The remaining 49 percent of the company, still listed on the Borsa Italiana, is proving less straightforward. Majocchi splits these investors into two broad categories: ‘Firstly, there are the long-term investors with significant stakes of 3 percent to 5 percent, and they see the growth potential of the company post-restructuring.’ The other type of shareholders he describes as event-driven investors. ‘These are the ones creating volatility in the stock,’ Majocchi adds. In the first part of 2007, for example, Seat’s stock went up quite significantly after speculation that private equity would sell. When the sale was no longer an option, the stock price crashed as there was no other event in the short term.

Credibility crisis
Majocchi is all too aware that the company’s depressed stock price is down to a lack of investor confidence. And while he realizes restoring investor confidence is not going to happen overnight, he remains optimistic. ‘I think we are at the peak of this credibility crisis,’ he says, ‘but we’re going to have to achieve our targets for several quarters before we see confidence returning.’

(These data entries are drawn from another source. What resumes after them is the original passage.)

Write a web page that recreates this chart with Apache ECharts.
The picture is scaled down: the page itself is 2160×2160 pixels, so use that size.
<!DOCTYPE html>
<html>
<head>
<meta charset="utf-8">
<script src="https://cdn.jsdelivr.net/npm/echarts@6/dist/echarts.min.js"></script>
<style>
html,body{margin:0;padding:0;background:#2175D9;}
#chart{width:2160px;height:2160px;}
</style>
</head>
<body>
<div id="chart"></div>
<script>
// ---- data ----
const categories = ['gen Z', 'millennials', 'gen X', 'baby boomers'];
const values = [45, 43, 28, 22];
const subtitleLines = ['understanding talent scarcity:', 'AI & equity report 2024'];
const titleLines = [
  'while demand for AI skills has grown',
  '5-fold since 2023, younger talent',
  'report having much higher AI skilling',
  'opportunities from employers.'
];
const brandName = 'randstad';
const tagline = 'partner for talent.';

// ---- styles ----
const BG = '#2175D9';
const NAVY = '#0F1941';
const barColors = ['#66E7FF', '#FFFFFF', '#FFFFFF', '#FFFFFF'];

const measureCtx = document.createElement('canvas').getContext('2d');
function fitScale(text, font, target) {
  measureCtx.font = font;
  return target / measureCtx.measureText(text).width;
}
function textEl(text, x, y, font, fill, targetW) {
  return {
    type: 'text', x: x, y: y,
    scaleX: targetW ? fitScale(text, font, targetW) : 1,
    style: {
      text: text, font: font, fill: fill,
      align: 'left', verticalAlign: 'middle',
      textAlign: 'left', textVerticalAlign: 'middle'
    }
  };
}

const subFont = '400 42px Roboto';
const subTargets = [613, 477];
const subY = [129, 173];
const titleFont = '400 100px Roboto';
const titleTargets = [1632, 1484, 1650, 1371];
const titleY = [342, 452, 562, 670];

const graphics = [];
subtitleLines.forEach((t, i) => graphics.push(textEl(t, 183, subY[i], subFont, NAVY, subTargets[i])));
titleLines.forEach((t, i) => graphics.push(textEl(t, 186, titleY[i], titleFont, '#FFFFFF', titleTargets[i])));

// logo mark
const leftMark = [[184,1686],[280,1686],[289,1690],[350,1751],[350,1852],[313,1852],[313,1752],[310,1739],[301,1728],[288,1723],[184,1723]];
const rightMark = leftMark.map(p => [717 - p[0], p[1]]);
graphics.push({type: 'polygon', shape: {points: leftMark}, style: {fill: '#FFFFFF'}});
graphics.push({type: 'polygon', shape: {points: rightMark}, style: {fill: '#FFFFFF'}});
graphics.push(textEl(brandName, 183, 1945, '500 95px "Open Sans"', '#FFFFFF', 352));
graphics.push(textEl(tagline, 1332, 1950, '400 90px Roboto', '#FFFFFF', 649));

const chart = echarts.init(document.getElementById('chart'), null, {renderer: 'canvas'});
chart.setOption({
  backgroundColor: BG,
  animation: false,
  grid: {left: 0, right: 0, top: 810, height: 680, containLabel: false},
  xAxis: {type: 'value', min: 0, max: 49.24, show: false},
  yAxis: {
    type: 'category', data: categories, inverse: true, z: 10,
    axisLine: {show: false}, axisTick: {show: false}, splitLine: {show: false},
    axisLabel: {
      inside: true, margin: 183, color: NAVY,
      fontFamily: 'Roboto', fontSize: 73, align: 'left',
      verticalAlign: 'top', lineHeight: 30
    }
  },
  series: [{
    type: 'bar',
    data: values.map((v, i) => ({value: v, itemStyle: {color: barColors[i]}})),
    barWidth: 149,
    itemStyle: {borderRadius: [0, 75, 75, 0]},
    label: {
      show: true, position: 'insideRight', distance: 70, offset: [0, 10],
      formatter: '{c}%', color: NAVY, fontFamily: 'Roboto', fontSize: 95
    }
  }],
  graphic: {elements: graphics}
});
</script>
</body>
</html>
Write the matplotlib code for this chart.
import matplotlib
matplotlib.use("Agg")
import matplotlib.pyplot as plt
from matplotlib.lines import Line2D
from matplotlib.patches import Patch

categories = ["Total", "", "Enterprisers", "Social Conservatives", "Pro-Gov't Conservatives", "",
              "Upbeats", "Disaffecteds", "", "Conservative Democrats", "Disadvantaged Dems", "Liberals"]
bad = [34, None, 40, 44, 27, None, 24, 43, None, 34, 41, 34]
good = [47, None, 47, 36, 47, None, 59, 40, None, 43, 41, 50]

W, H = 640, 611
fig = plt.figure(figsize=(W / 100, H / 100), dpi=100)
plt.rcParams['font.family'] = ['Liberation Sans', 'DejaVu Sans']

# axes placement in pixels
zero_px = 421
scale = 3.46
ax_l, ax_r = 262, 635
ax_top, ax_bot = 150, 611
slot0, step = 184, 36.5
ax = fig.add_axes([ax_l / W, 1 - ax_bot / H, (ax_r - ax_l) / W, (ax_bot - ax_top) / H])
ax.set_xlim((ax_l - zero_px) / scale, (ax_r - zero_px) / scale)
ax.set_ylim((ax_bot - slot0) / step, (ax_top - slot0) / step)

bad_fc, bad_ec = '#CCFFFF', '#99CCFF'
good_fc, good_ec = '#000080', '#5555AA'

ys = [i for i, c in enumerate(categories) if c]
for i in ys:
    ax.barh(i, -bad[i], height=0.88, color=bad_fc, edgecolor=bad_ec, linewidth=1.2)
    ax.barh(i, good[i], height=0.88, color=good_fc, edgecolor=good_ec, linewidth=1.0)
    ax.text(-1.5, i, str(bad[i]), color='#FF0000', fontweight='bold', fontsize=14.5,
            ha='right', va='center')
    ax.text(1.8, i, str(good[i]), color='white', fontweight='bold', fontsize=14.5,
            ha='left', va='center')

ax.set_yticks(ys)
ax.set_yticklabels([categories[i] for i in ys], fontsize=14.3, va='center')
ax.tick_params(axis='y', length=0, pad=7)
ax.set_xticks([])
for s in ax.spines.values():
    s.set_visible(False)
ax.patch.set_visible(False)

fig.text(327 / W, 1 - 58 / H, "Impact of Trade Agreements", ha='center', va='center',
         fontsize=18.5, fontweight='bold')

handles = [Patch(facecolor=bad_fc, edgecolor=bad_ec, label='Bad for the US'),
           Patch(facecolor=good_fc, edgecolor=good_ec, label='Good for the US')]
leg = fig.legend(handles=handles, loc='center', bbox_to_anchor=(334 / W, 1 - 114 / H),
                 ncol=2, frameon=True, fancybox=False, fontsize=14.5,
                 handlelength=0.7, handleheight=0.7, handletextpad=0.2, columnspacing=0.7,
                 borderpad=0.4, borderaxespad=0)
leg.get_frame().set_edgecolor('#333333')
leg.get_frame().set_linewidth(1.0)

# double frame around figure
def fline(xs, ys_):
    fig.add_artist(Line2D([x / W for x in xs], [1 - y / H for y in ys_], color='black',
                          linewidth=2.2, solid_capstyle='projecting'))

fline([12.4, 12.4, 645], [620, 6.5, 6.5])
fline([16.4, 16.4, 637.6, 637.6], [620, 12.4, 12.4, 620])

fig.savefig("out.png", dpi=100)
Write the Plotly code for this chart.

A recent revival of analyst confidence in the directories sector should help Seat’s reputation. ‘A couple of years ago analysts were very negative about directories because of internet heavyweights like Google, Yahoo! and Microsoft,’ comments Majocchi. ‘Now the financial community is split between those who feel directories are likely to be leaders in local search and those who continue to believe internet sources are the way forward. The key lesson from this is for directory businesses to have an active internet strategy.’

Yet analyst recognition doesn’t always suffice. As Majocchi admits, directories form part of a niche sector and the individual companies are fairly small. ‘It’s difficult to make investors understand the sector and there is only a small pool of analysts focused on directories, who don’t find it easy, either,’ he notes.

To counter this lack of awareness, Seat’s IR department has been busy teaching investors about the complexities of the business and how it operates in 12-month cycles. ‘It does this via detailed results presentations and annual investor days that give updates on business fundamentals and the competitive landscape,’ says Majocchi. ‘I devote significant time to IR and take part in our quarterly forward presentations, which we do as a video conference. I also give at least one or two physical presentations, hold one-to-ones and give information at investor conferences hosted by investment banks.’

Fortunately for Majocchi, the majority of the company rests in the hands of stable investors who are happy to wait until calmer times. ‘They trust in the company, and they believe it has a good future,’ he concludes.